To acknowledge that some among our fellow citizens have this concern is not to say that Trump’s support is rooted in racism, which it is not. It is not to say that his concerns about immigration are fundamentally xenophobic, which they are not. It is only to say that as good neighbors and good citizens we ought to be sensitive to the fears and concerns of those with whom we share this wonderful country. We must see that their worries, even if ultimately not well founded in the reality of the election, are nonetheless rooted in some realities of American life that have been both made clearer and exacerbated by this election season. And it is incumbent upon us on the Right, perhaps especially among those who championed Trump but also among those who didn’t, to offer some respectful, even loving, reassurance. It is above all incumbent upon Trump himself to offer reassurance that such worries, experienced by some as genuinely existential worries, are unfounded with regard to him, and to be clear that whatever his past he will not govern as a bully. His remarks last night certainly gestured toward such reassurance, which was very good to see.

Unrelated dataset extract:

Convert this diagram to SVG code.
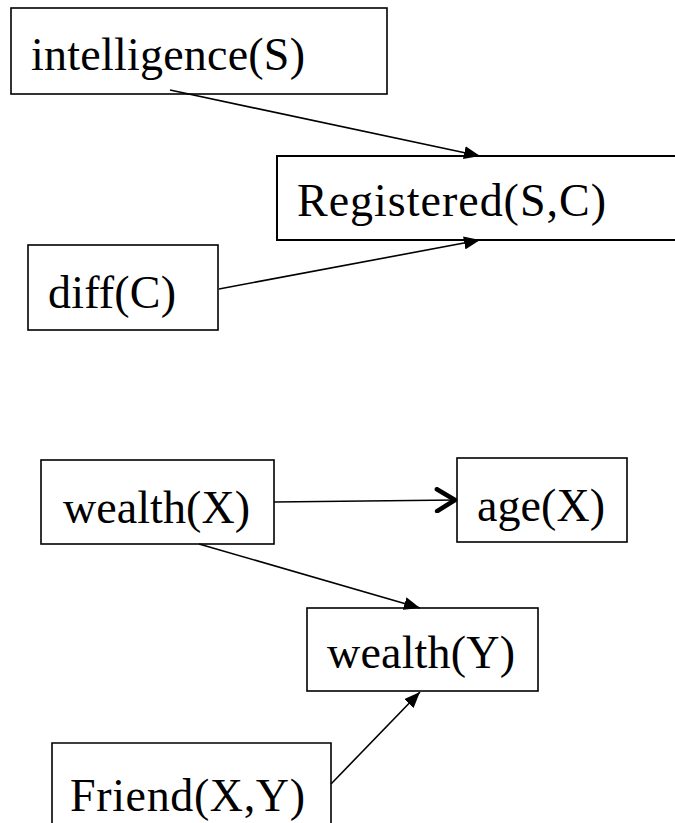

Meanwhile, these tweets from a NYTimes reporter who interviewed Trump today:
Trump on alt-right supporters: "It's not a group I want to energize. And if they are energized I want to look into it and find out why."
— Maggie Haberman (@maggieNYT) November 22, 2016
On Bannon:"If I thought he was a racist or alt-right or any of the things, the terms we could use, I wouldn't even think about hiring him."
— Maggie Haberman (@maggieNYT) November 22, 2016
Trump on Bannon: "I think it's very hard on him. I think he's having a hard time with it. Because it's not him."